To study art is to look beyond what’s in the frame and understand the framework of the artist.
Art comes in many forms—paintings, sculptures, architecture, installations. For Katie Kresser, resident art historian at Seattle Pacific University, an understanding of art is defined by more than its form. In her Faith and Imagination lecture on March 19, 2026, Kresser argued that recognizing art’s true meaning requires looking beyond the work of the paintbrush and into the mind of the artist who holds it.
Beauty and Butterflies
It’s easy for discussions about artistic frameworks to become bogged down in academic study, so Kresser suggests a simpler approach she compares to chasing butterflies. When a young girl runs after the fluttering, colorful creature, she is not concerned with labeling its exact species or capturing it for scientific study. “Instead,” Kresser said, “she is just overwhelmed with admiration and wonder toward the butterflies. She wants to interact with them and receive them for the beautiful creature they are.” When observing art, we can each tap into this feeling of curiosity, delight, and awe.
Whether we’re studying an ancient sculpture or a modern installation, this exploration can help us appreciate not only the form but also the artist behind it. And while the artist’s final product is the most visible commodity, their unseen efforts behind each work are just as important to understanding a piece’s full scope. To help viewers find insight into the mind of the artist, Kresser presented three different models to describe an artist’s progression from inspiration to creation: the divine textbook, trial and error, and awe and wonder.
Genius and Ingenuity
Kresser introduced the divine textbook model, citing artists like Leonardo da Vinci and Michelangelo Buonarroti who viewed themselves as “great artistic geniuses who alone were able to see perfect beauty and perfect truth.” The belief that their art came from divine inspiration was often widely accepted in their time and continues in our day. “We think of them as having that process where they’re able to get access to this codified divine beauty up in some divine textbook somewhere, and they, alone, through their genius, are able to manifest it for us,” Kresser said. In this model, the butterfly would be considered a heavenly symbol, and only a few artists are thought capable of comprehending its divine meaning. The rest of humanity simply learns of the butterfly’s divine truth through the artist’s depiction of it.

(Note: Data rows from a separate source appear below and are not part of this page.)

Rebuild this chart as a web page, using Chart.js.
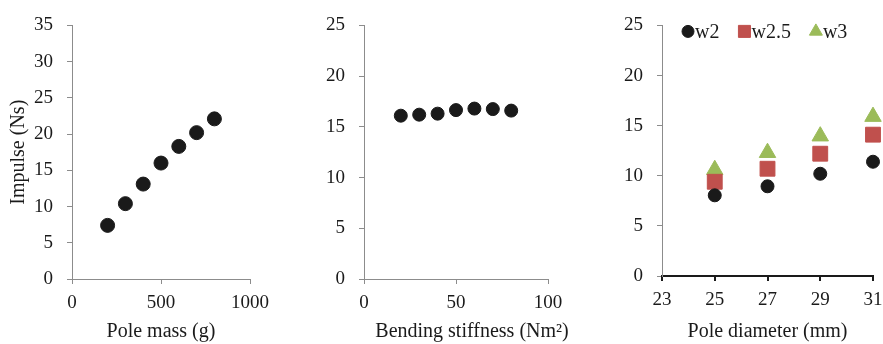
<!DOCTYPE html>
<html>
<head>
<meta charset="utf-8">
<script src="https://cdn.jsdelivr.net/npm/chart.js@4"></script>
<style>
  html, body { margin: 0; padding: 0; background: #fff; }
  body { width: 883px; height: 344px; position: relative; overflow: hidden; }
  .panel { position: absolute; top: 0; height: 344px; }
</style>
</head>
<body>
<div class="panel" style="left:0;width:295px"><canvas id="massChart" width="295" height="344"></canvas></div>
<div class="panel" style="left:295px;width:295px"><canvas id="stiffChart" width="295" height="344"></canvas></div>
<div class="panel" style="left:590px;width:310px"><canvas id="diamChart" width="310" height="344"></canvas></div>
<script>
// panel 1: impulse vs pole mass
const massX = [200, 300, 400, 500, 600, 700, 800];
const massImpulse = [7.4, 10.4, 13.1, 16.0, 18.3, 20.2, 22.1];

// panel 2: impulse vs bending stiffness
const stiffX = [20, 30, 40, 50, 60, 70, 80];
const stiffImpulse = [16.1, 16.2, 16.3, 16.65, 16.8, 16.75, 16.6];

// panel 3: impulse vs pole diameter, three wall thicknesses
const diameters = [25, 27, 29, 31];
const seriesNames = ['w2', 'w2.5', 'w3'];
const w2Impulse = [8.05, 8.95, 10.2, 11.4];
const w25Impulse = [9.4, 10.7, 12.2, 14.1];
const w3Impulse = [10.6, 12.3, 13.95, 15.9];

const FONT = "'Liberation Serif', 'Times New Roman', serif";
const AXIS_GREY = '#8c8c8c';
const TEXT = '#1a1a1a';
const colors = { black: '#1a1a1a', red: '#c0504d', green: '#9bbb59' };

Chart.defaults.font.family = FONT;
Chart.defaults.font.size = 19;
Chart.defaults.color = TEXT;

function toPoints(xs, ys) {
  return xs.map((x, i) => ({ x: x, y: ys[i] }));
}

function axis(opts) {
  const lineColor = opts.lineColor || AXIS_GREY;
  const lineWidth = opts.lineWidth || 1;
  return {
    type: 'linear',
    position: opts.position,
    min: opts.min,
    max: opts.max,
    border: { display: true, color: lineColor, width: lineWidth },
    grid: {
      drawOnChartArea: false,
      drawTicks: true,
      tickLength: 5,
      color: lineColor,
      lineWidth: lineWidth
    },
    ticks: {
      stepSize: opts.step,
      padding: opts.tickPad,
      color: TEXT,
      font: { size: 19 },
      callback: (v) => String(v)   // no thousands separator
    },
    title: {
      display: !!opts.title,
      text: opts.title || '',
      color: TEXT,
      font: { size: 20 },
      padding: { top: 3, bottom: 0 }
    },
    afterFit: function (scale) {
      if (opts.fitWidth) scale.width = opts.fitWidth;
      if (opts.fitHeight) scale.height = opts.fitHeight;
    }
  };
}

// x title drawn by hand where it is wider than the plot (Chart.js would squeeze it)
function freeTitle(text, dx, y) {
  return {
    id: 'freeTitle',
    afterDraw(chart) {
      const a = chart.chartArea, ctx = chart.ctx;
      ctx.save();
      ctx.font = '20px ' + FONT;
      ctx.fillStyle = TEXT;
      ctx.textAlign = 'center';
      ctx.textBaseline = 'middle';
      ctx.fillText(text, (a.left + a.right) / 2 + dx, y);
      ctx.restore();
    }
  };
}

// one-row legend inside the top of the plot
const inlineLegend = {
  id: 'inlineLegend',
  afterDraw(chart) {
    const ctx = chart.ctx, a = chart.chartArea;
    const cy = a.top + 6;
    let x = a.left + 20;
    ctx.save();
    ctx.font = '20px ' + FONT;
    ctx.textBaseline = 'middle';
    ctx.textAlign = 'left';
    chart.data.datasets.forEach((ds) => {
      const r = ds.legendRadius;
      ctx.fillStyle = ds.backgroundColor;
      ctx.strokeStyle = ds.borderColor;
      ctx.lineWidth = 1;
      Chart.helpers.drawPoint(ctx, { pointStyle: ds.pointStyle, radius: r, rotation: 0, borderWidth: 1 }, x + 6, cy);
      ctx.fillStyle = TEXT;
      ctx.fillText(ds.label, x + 13, cy + 1);
      x += 13 + ctx.measureText(ds.label).width + 19;
    });
    ctx.restore();
  }
};

function makeChart(id, datasets, xAxis, yAxis, padding, plugins) {
  return new Chart(document.getElementById(id), {
    type: 'scatter',
    data: { datasets: datasets },
    options: {
      responsive: false,
      animation: false,
      layout: { padding: padding },
      scales: { x: xAxis, y: yAxis },
      plugins: {
        legend: { display: false },
        tooltip: { enabled: false }
      }
    },
    plugins: plugins || []
  });
}

// Pole mass
makeChart('massChart',
  [{
    data: toPoints(massX, massImpulse),
    pointStyle: 'circle', pointRadius: 7,
    backgroundColor: colors.black, borderColor: colors.black, clip: false
  }],
  axis({ position: 'bottom', min: 0, max: 1000, step: 500, tickPad: 8, title: 'Pole mass (g)', fitHeight: 65 }),
  axis({ position: 'left', min: 0, max: 35, step: 5, tickPad: 14, title: 'Impulse (Ns)', fitWidth: 68 }),
  { left: 4, top: 24, right: 45, bottom: 0 }
);

// Bending stiffness
makeChart('stiffChart',
  [{
    data: toPoints(stiffX, stiffImpulse),
    pointStyle: 'circle', pointRadius: 6.5,
    backgroundColor: colors.black, borderColor: colors.black, clip: false
  }],
  axis({ position: 'bottom', min: 0, max: 100, step: 50, tickPad: 8, fitHeight: 65 }),
  axis({ position: 'left', min: 0, max: 25, step: 5, tickPad: 14, fitWidth: 65 }),
  { left: 4, top: 23, right: 42, bottom: 0 },
  [freeTitle('Bending stiffness (Nm\u00b2)', 16, 332)]
);

// Pole diameter
makeChart('diamChart',
  [
    { label: seriesNames[0], data: toPoints(diameters, w2Impulse), pointStyle: 'circle', pointRadius: 6.5, legendRadius: 6,
      backgroundColor: colors.black, borderColor: colors.black, clip: false },
    { label: seriesNames[1], data: toPoints(diameters, w25Impulse), pointStyle: 'rect', pointRadius: 10.5, legendRadius: 8.5,
      backgroundColor: colors.red, borderColor: colors.red, clip: false },
    { label: seriesNames[2], data: toPoints(diameters, w3Impulse), pointStyle: 'triangle', pointRadius: 9.5, legendRadius: 7.5,
      backgroundColor: colors.green, borderColor: colors.green, clip: false }
  ],
  axis({ position: 'bottom', min: 23, max: 31, step: 2, tickPad: 8, title: 'Pole diameter (mm)', fitHeight: 68,
         lineColor: '#1a1a1a', lineWidth: 2 }),
  axis({ position: 'left', min: 0, max: 25, step: 5, tickPad: 14, fitWidth: 68 }),
  { left: 4, top: 18, right: 27, bottom: 0 },
  [inlineLegend]
);
</script>
</body>
</html>
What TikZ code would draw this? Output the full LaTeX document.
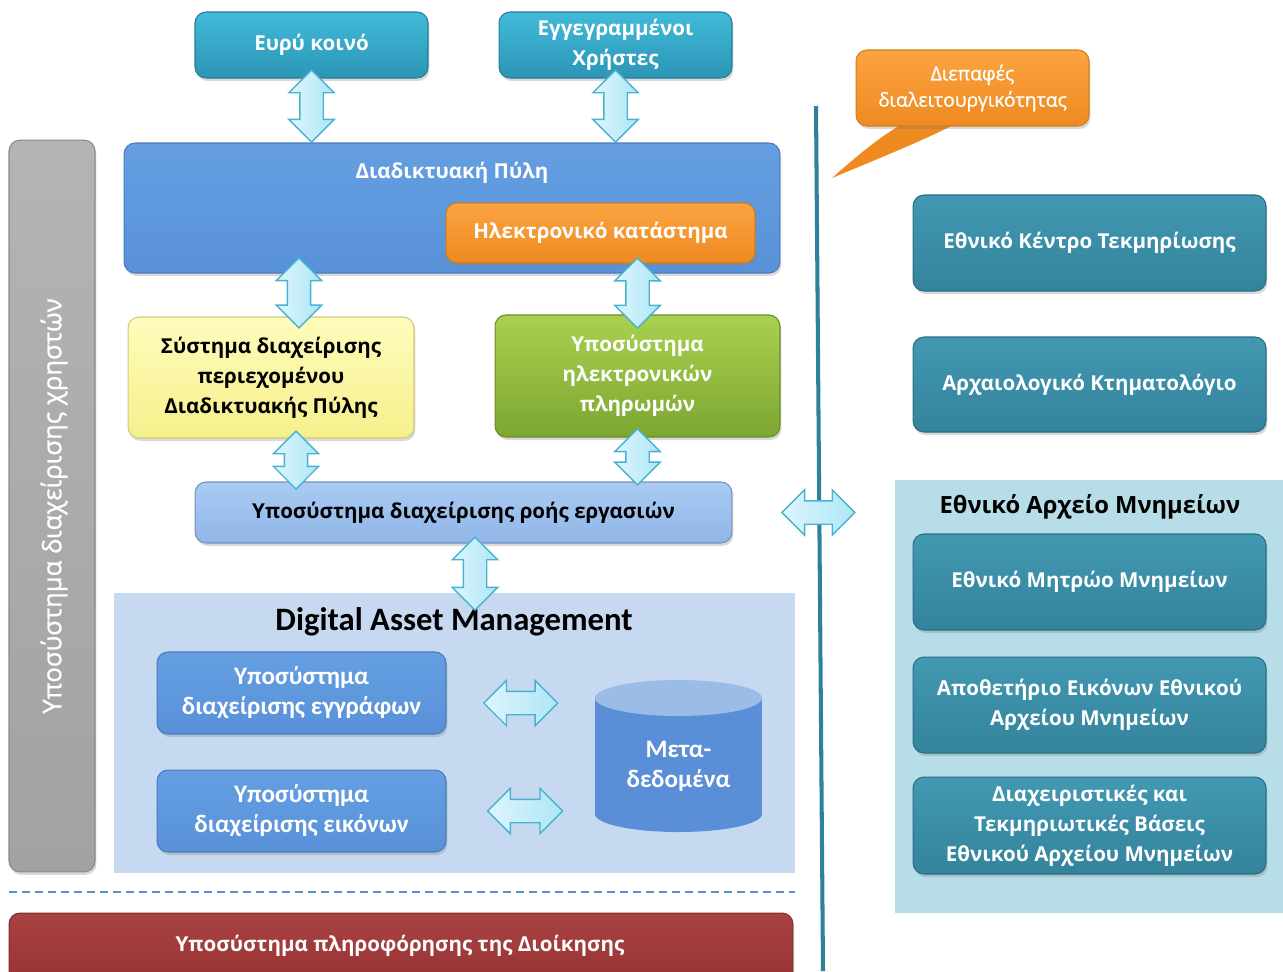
\documentclass[tikz,border=0pt]{standalone}
\usepackage{fontspec}
\setmainfont{Open Sans}
\newfontfamily\calfont{Carlito}
\newfontface\medfont{Open Sans}[FakeBold=1]
\usetikzlibrary{shapes.arrows,shadows,calc}

\definecolor{tealA}{HTML}{42BAD9}
\definecolor{tealB}{HTML}{2C95B6}
\definecolor{dtealA}{HTML}{4298B2}
\definecolor{dtealB}{HTML}{34839C}
\definecolor{blueA}{HTML}{659FE2}
\definecolor{blueB}{HTML}{5891D8}
\definecolor{orangeA}{HTML}{FBA442}
\definecolor{orangeB}{HTML}{EE8A20}
\definecolor{grayA}{HTML}{B4B4B4}
\definecolor{grayB}{HTML}{A2A2A2}
\definecolor{yellowA}{HTML}{FEFCBC}
\definecolor{yellowB}{HTML}{F6F08C}
\definecolor{greenA}{HTML}{A9D14F}
\definecolor{greenB}{HTML}{7DA631}
\definecolor{lightA}{HTML}{A9CBF3}
\definecolor{lightB}{HTML}{90B6E8}
\definecolor{redA}{HTML}{A94242}
\definecolor{redB}{HTML}{983333}
\definecolor{dampanel}{HTML}{C6D9F0}
\definecolor{nampanel}{HTML}{B7DDE8}
\definecolor{cylbody}{HTML}{5A8ED6}
\definecolor{cyltop}{HTML}{9ABCE6}
\definecolor{arrtop}{HTML}{DDF6FD}
\definecolor{arrbot}{HTML}{AEE5F6}
\definecolor{arrline}{HTML}{47B3D1}
\definecolor{divline}{HTML}{2F8099}

\newcommand{\boxfont}{\bfseries\fontsize{11.7}{17}\selectfont}
\newcommand{\damfont}{\calfont\bfseries\fontsize{14.3}{17}\selectfont}

\tikzset{
  blk/.style={rounded corners=0.22cm, inner sep=0pt, align=center, text=white,
    font=\boxfont, line width=0.6pt,
    drop shadow={shadow xshift=0.03cm, shadow yshift=-0.06cm, opacity=0.3}},
  tealbox/.style={blk, top color=tealA, bottom color=tealB, draw=tealB!85!black},
  dtealbox/.style={blk, top color=dtealA, bottom color=dtealB, draw=dtealB!85!black},
  bluebox/.style={blk, top color=blueA, bottom color=blueB, draw=blueB!85!black},
  orangebox/.style={blk, top color=orangeA, bottom color=orangeB, draw=orangeB!90!black},
  graybox/.style={blk, top color=grayA, bottom color=grayB, draw=grayB!85!black},
  yellowbox/.style={blk, top color=yellowA, bottom color=yellowB, draw=yellowB!85!black, text=black},
  greenbox/.style={blk, top color=greenA, bottom color=greenB, draw=greenB!85!black},
  lightbox/.style={blk, top color=lightA, bottom color=lightB, draw=lightB!80!black, text=black},
  redbox/.style={blk, top color=redA, bottom color=redB, draw=redB!85!black},
  panel/.style={inner sep=0pt, fill=#1},
  dblarr/.style={double arrow, double arrow head extend=0.22cm, inner xsep=0pt, inner ysep=0.22cm,
    draw=arrline, line width=0.8pt, left color=arrtop, right color=arrbot},
  dashline/.style={cylbody, line width=1.2pt, dash pattern=on 0.16cm off 0.1cm},
  divider/.style={divline, line width=2.3pt}
}

\begin{document}
\begin{tikzpicture}[x=0.02cm,y=-0.02cm]
\useasboundingbox (0,0) rectangle (1283,971);

% panels
\node[panel=dampanel, minimum width=13.62cm, minimum height=5.6cm] (dam) at (454.5,733) {};
\node[panel=nampanel, minimum width=7.9cm, minimum height=8.66cm] (nam) at (1092.5,696.5) {};

% users and portal
\node[tealbox, minimum width=4.66cm, minimum height=1.32cm] (eur) at (311.5,45) {Ευρύ κοινό};
\node[tealbox, minimum width=4.66cm, minimum height=1.32cm] (usr) at (615.5,45) {Εγγεγραμμένοι\\Χρήστες};
\node[bluebox, minimum width=13.12cm, minimum height=2.6cm] (pyli) at (452,208) {};
\node[text=white, font=\boxfont] (pylititle) at (452,173) {Διαδικτυακή Πύλη};
\node[orangebox, minimum width=6.18cm, minimum height=1.2cm] (shop) at (600.5,233) {Ηλεκτρονικό κατάστημα};

\node[graybox, minimum width=1.72cm, minimum height=14.64cm] (usrmgmt) at (52,506) {};
\node[rotate=90, text=white, font=\medfont\fontsize{14.6}{17}\selectfont] (usrmgmttext) at (54,506) {Υποσύστημα διαχείρισης χρηστών};

\node[yellowbox, minimum width=5.72cm, minimum height=2.42cm] (cms) at (271,377.5) {Σύστημα διαχείρισης\\περιεχομένου\\Διαδικτυακής Πύλης};
\node[greenbox, minimum width=5.7cm, minimum height=2.44cm] (pay) at (637.5,376) {Υποσύστημα\\ηλεκτρονικών\\πληρωμών};
\node[lightbox, minimum width=10.74cm, minimum height=1.22cm] (wf) at (463.5,512.5) {Υποσύστημα διαχείρισης ροής εργασιών};

% DAM
\node[font=\calfont\bfseries\fontsize{18.6}{22}\selectfont] (damtitle) at (454,622) {Digital Asset Management};
\node[bluebox, font=\damfont, minimum width=5.78cm, minimum height=1.64cm] (docs) at (301.5,693) {Υποσύστημα\\διαχείρισης εγγράφων};
\node[bluebox, font=\damfont, minimum width=5.78cm, minimum height=1.64cm] (imgs) at (301.5,811) {Υποσύστημα\\διαχείρισης εικόνων};

\fill[cylbody] (595,698) rectangle (762,814);
\fill[cylbody] (678.5,814) ellipse [x radius=83.5, y radius=18];
\fill[cyltop] (678.5,698) ellipse [x radius=83.5, y radius=18];
\node[font=\damfont, text=white, align=center] (meta) at (678.5,766) {Μετα-\\δεδομένα};
\coordinate (cylw) at (595,756);

\draw[dashline] (9,892) -- (795,892);
\node[redbox, minimum width=15.68cm, minimum height=1.44cm] (mis) at (401,949) {};
\node[text=white, font=\boxfont] (mistext) at (400,946) {Υποσύστημα πληροφόρησης της Διοίκησης};

% interoperability
\draw[divider] (816,106) -- (823,971);
\fill[orangeB] (902,124) .. controls (875,140) and (850,162) .. (832,178) .. controls (870,162) and (925,140) .. (955,124) -- cycle;
\node[orangebox, font=\medfont\fontsize{11}{15}\selectfont, minimum width=4.66cm, minimum height=1.52cm] (iop) at (972.5,88) {Διεπαφές\\διαλειτουργικότητας};

\node[dtealbox, minimum width=7.06cm, minimum height=1.92cm] (ekt) at (1089.5,243) {Εθνικό Κέντρο Τεκμηρίωσης};
\node[dtealbox, minimum width=7.06cm, minimum height=1.9cm] (ktim) at (1089.5,384.5) {Αρχαιολογικό Κτηματολόγιο};
\node[font=\bfseries\fontsize{13.5}{17}\selectfont] (namtitle) at (1090,507) {Εθνικό Αρχείο Μνημείων};
\node[dtealbox, minimum width=7.06cm, minimum height=1.92cm] (emm) at (1089.5,582) {Εθνικό Μητρώο Μνημείων};
\node[dtealbox, minimum width=7.06cm, minimum height=1.92cm] (apo) at (1089.5,705) {Αποθετήριο Εικόνων Εθνικού\\Αρχείου Μνημείων};
\node[dtealbox, minimum width=7.06cm, minimum height=1.94cm] (dtb) at (1089.5,825.5) {Διαχειριστικές και\\Τεκμηριωτικές Βάσεις\\Εθνικού Αρχείου Μνημείων};

% block arrows
\path (eur.south) -- (eur.south |- pyli.north) node[dblarr, pos=0.43, sloped, minimum height=1.44cm] (a1) {};
\path (usr.south) -- (usr.south |- pyli.north) node[dblarr, pos=0.43, sloped, minimum height=1.44cm] (a2) {};
\path ([xshift=0.56cm]cms.north |- pyli.south) -- ([xshift=0.56cm]cms.north) node[dblarr, pos=0.45, sloped, minimum height=1.4cm] (a3) {};
\path (pay.north |- shop.south) -- (pay.north) node[dblarr, pos=0.58, sloped, minimum height=1.4cm] (a4) {};
\path ([xshift=0.5cm]cms.south) -- ([xshift=0.5cm]cms.south |- wf.north) node[dblarr, midway, sloped, minimum height=1.16cm] (a5) {};
\path (pay.south) -- (pay.south |- wf.north) node[dblarr, pos=0.44, sloped, minimum height=1.12cm] (a6) {};
\path ([xshift=0.23cm]wf.south) -- ([xshift=0.23cm]wf.south |- dam.north) node[dblarr, pos=0.61, sloped, minimum height=1.46cm] (a7) {};
\path ([yshift=-0.2cm]docs.east) -- ([yshift=-0.2cm]docs.east -| cylw) node[dblarr, midway, minimum height=1.48cm] (a8) {};
\path (imgs.east) -- (imgs.east -| cylw) node[dblarr, pos=0.53, minimum height=1.5cm] (a9) {};
\path (wf.east) -- (wf.east -| nam.west) node[dblarr, pos=0.53, minimum height=1.46cm] (a10) {};
\end{tikzpicture}
\end{document}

In contrast to this idea is the trial and error model. Kresser represented this philosophy with an image of someone figuring out how to spark fire for the first time; they don’t believe their work has inherent meaning or divinity, but they are using the materials and ideas available to them to create something practical and new.
Artists who abide by the trial and error theory discover and determine their own meaning through their work, rather than waiting on divine inspiration. In this way, artists act more as innovators and produce work through adapting to and experimenting with the world around them. An artist applying the trial and error approach is much like a child who approaches a butterfly with practical curiosity, which, through experimentation, can be understood by any observer.
The purest way to view inspiration, Kresser said, is the awe and wonder model. Artists with this outlook borrow a belief in divine meaning from the textbook model, but rather than wait for a pinpointed moment of revelation, they believe in a gradual process of understanding truth. They value the disciplined process of trial and error but still see their work as more than just a practical exploration of how the world functions.
An artist with the awe and wonder outlook views the world with the unbiased curiosity of a child, simultaneously admiring and seeking to understand their environment. With the awe and wonder model, artists appreciate both the beauty and the scientific behavior of a butterfly, looking for both divine and objective truth.
Where Passion Meets Perspective
These models allow us to understand the meaning an artist is trying to convey through their work. And, whether or not we consider ourselves an artist, Kresser said we, too, can benefit from approaching art with a sense of awe and wonder. “I think we all come into the world with a disposition toward awe and wonder, and I think that’s the foundation upon which other ways of knowing are built.” This view, Kresser said, is essential to understanding art, artists, and ourselves.